Chances of success if the school is full will vary enormously, depending on the pressure on places.
In Medway, the Council tries to operate a centralised system of assessment which all grammar schools appear to have chosen to comply with, although as academies they can determine their own procedure. The authority states: "If you have listed any selective schools in your preferences, then your child will need to be tested or have work reviewed and this will need to take place before any school place being sought. This will be organised by the Student Services Admissions Team". Parents find this very confusing and Medway Council staff have a habit of offering different advice to enquirers.
Challenging Behaviour & Exclusion
- Where the child has a history of challenging behaviour (who defines this?) or has been permanently excluded from at least two other schools special rules apply but only for In Year applications. (School Admissions Code Para 3.9) – However, the Local Authority still has to find a place locally for such a child.
· In Kent, the procedure is very simple. You simply need an In-Year Casual Application Form and send it to the schools you are interested in. There is no centralised process, so you can send as many applications in as you wish. If turned down, you have the right to appeal.
· In Medway, life is more complicated, as some schools have adopted the above process, others remain with the previous arrangements. For most schools, you complete a Casual Admission Form, available on request from Medway Council, on which you can list up to four schools in order. The Council then manages the process and offers you your highest preference where there is a vacancy, or else allocates you to the nearest school with a vacancy. Medway Council has abolished its previous illegal practice of contacting the previous school to find details of academic progress for most schools, partly as a result of pressure from me. Medway may try and insist on your being locally resident but cannot deny your right to apply using your current address provided it is in this country.

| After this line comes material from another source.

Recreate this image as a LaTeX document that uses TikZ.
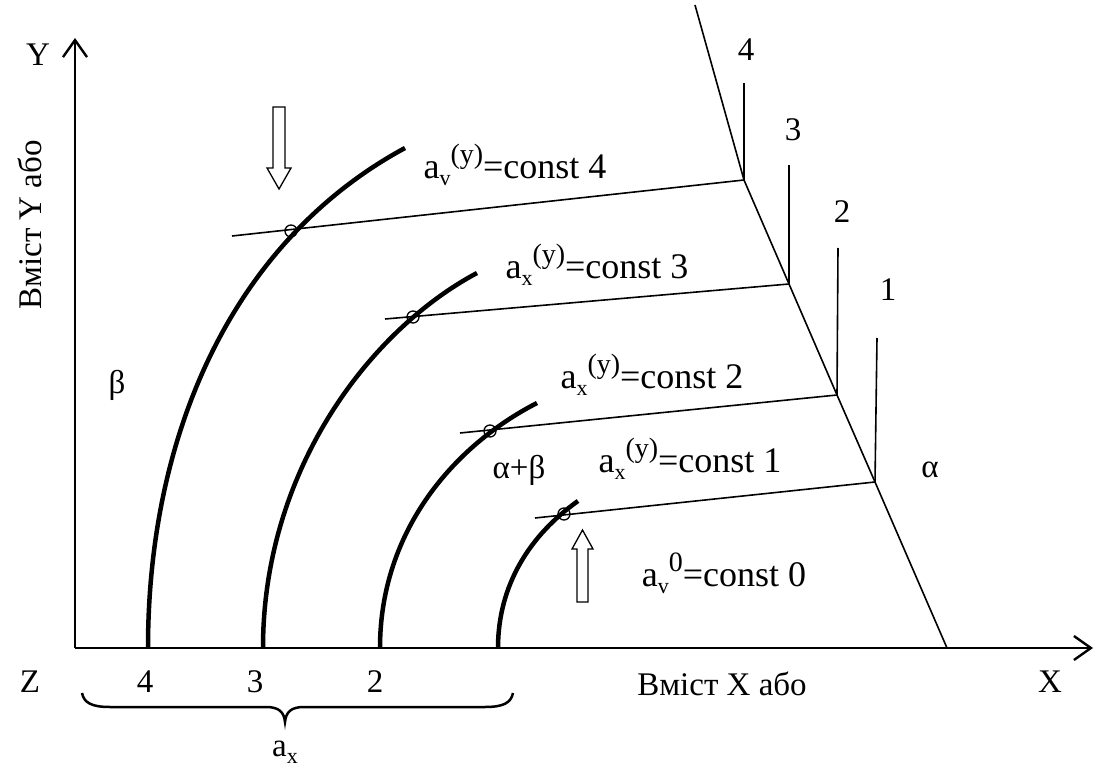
\documentclass[tikz,border=0pt]{standalone}
\usepackage{fontspec}
\setmainfont{Liberation Serif}
\usetikzlibrary{arrows.meta}
\newcommand\mysup[1]{\raisebox{0.42em}{\fontsize{28}{28}\selectfont #1}}
\newcommand\mysub[1]{\raisebox{-0.20em}{\fontsize{22}{22}\selectfont #1}}
\newcommand\cst[3]{a\mysub{#1}\mysup{#2}=const #3}
\begin{document}
\begin{tikzpicture}[x=1pt,y=-1pt,
  lbl/.style={font=\fontsize{33}{36}\selectfont, inner sep=0pt},
  klbl/.style={font=\fontsize{36}{40}\selectfont, inner sep=0pt},
  axisline/.style={line width=2.4pt, -{Straight Barb[length=17pt,width=24pt]}},
  phase/.style={line width=4.5pt},
  thinline/.style={line width=1.6pt},
  hollow/.style={line width=1.3pt, fill=white, line join=miter},
  ring/.style={circle, draw, line width=1.3pt, minimum size=12pt, inner sep=0pt}
]
\useasboundingbox (0,0) rectangle (1109,773);
% axes
\coordinate (O) at (75,648);
\coordinate (Ytip) at (75,38);
\coordinate (Xtip) at (1093,648);
\draw[axisline] (O) -- (Ytip);
\draw[axisline] (O) -- (Xtip);
% axis labels
\node[lbl] (Ylab) at (38,55) {Y};
\node[lbl, rotate=90] (Ytext) at (30,225) {Вміст Y або};
\node[lbl] (Zlab) at (30,682) {Z};
\node[lbl] (Xlab) at (1050,682) {X};
\node[lbl] (Xtext) at (722,684) {Вміст X або};
\node[lbl] (b4) at (145,682) {4};
\node[lbl] (b3) at (255,682) {3};
\node[lbl] (b2) at (375,682) {2};
\node[lbl] (ax) at (285,752) {a\mysub{x}};
% brace
\draw[line width=2.5pt] (82,693) .. controls (84,703) and (92,707) .. (110,707) -- (266,707)
  .. controls (279,707) and (284,712) .. (285,722)
  .. controls (286,712) and (291,707) .. (304,707) -- (485,707)
  .. controls (503,707) and (511,703) .. (513,693);
% region labels
\node[lbl] (beta) at (117,385) {β};
\node[lbl] (ab) at (519,470) {α+β};
\node[lbl] (alpha) at (930,470) {α};
% corners on the alpha boundary
\coordinate (A4) at (744,180);
\coordinate (A3) at (789,284);
\coordinate (A2) at (837,395);
\coordinate (A1) at (875,482);
\coordinate (Dtop) at (695,5);
\coordinate (Dbot) at (947,648);
\draw[thinline] (Dtop) -- (A4) -- (A3) -- (A2) -- (A1) -- (Dbot);
% ticks
\coordinate (T4) at (744,83);
\coordinate (T3) at (789,165);
\coordinate (T2) at (838,248);
\coordinate (T1) at (877,338);
\draw[thinline] (A4) -- (T4);
\draw[thinline] (A3) -- (T3);
\draw[thinline] (A2) -- (T2);
\draw[thinline] (A1) -- (T1);
\node[lbl] (n4) at (746,50) {4};
\node[lbl] (n3) at (793,130) {3};
\node[lbl] (n2) at (842,212) {2};
\node[lbl] (n1) at (888,290) {1};
% phase boundary curves
\draw[phase] (148,648) .. controls (148,430) and (235,240) .. (405,148);
\draw[phase] (263,648) .. controls (263,470) and (370,330) .. (477,273);
\draw[phase] (380,648) .. controls (380,530) and (455,445) .. (537,403);
\draw[phase] (498,648) .. controls (498,585) and (530,535) .. (578,501);
% tie lines
\coordinate (S4) at (232,236);
\coordinate (S3) at (385,319);
\coordinate (S2) at (460,433);
\coordinate (S1) at (535,518);
\draw[thinline] (S4) -- (A4);
\draw[thinline] (S3) -- (A3);
\draw[thinline] (S2) -- (A2);
\draw[thinline] (S1) -- (A1);
% small rings at intersections
\node[ring] (c4) at (291,231) {};
\node[ring] (c3) at (413,317) {};
\node[ring] (c2) at (490,431) {};
\node[ring] (c1) at (564,514) {};
% tie line labels
\node[klbl] (k4) at (515,165) {\cst{v}{(y)}{4}};
\node[klbl] (k3) at (597,265) {\cst{x}{(y)}{3}};
\node[klbl] (k2) at (652,375) {\cst{x}{(y)}{2}};
\node[klbl] (k1) at (690,459) {\cst{x}{(y)}{1}};
\node[klbl] (k0) at (724,573) {\cst{v}{0}{0}};
% hollow arrows
\draw[hollow] (273,107) -- (285,107) -- (285,168) -- (291,168) -- (279,189) -- (267,168) -- (273,168) -- cycle;
\draw[hollow] (577,602) -- (588,602) -- (588,549) -- (593,549) -- (582.5,530) -- (572,549) -- (577,549) -- cycle;
\end{tikzpicture}
\end{document}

· For some Medway schools, you can apply directly to the school and don’t need to include them on the Medway In-Year Admission Form even if you use this for other schools. At the time of writing this paragraph (August 2013) these schools are: Chattenden Primary school; English Martyrs Catholic Primary school; The Phoenix Academy; St James CE Primary school; St Mary's Catholic Primary school; St Michael's RC Primary school; St Thomas More Primary school; & The Academy at Woodlands. Secondary schools operating their own procedure are: Chatham Grammar School for Boys; Rainham School for Girls; Strood Academy; & Rochester Grammar School.
· There is still no formal reference in the Medway scheme to applicants who have already applied to schools through the normal process, but wish now to submit a late application after allocations have been made. Historically this was at the discretion of the Admissions Manager (rarely given) but is mainly allowable for some grammar schools and out of county applicants only. Enquire directly of the school.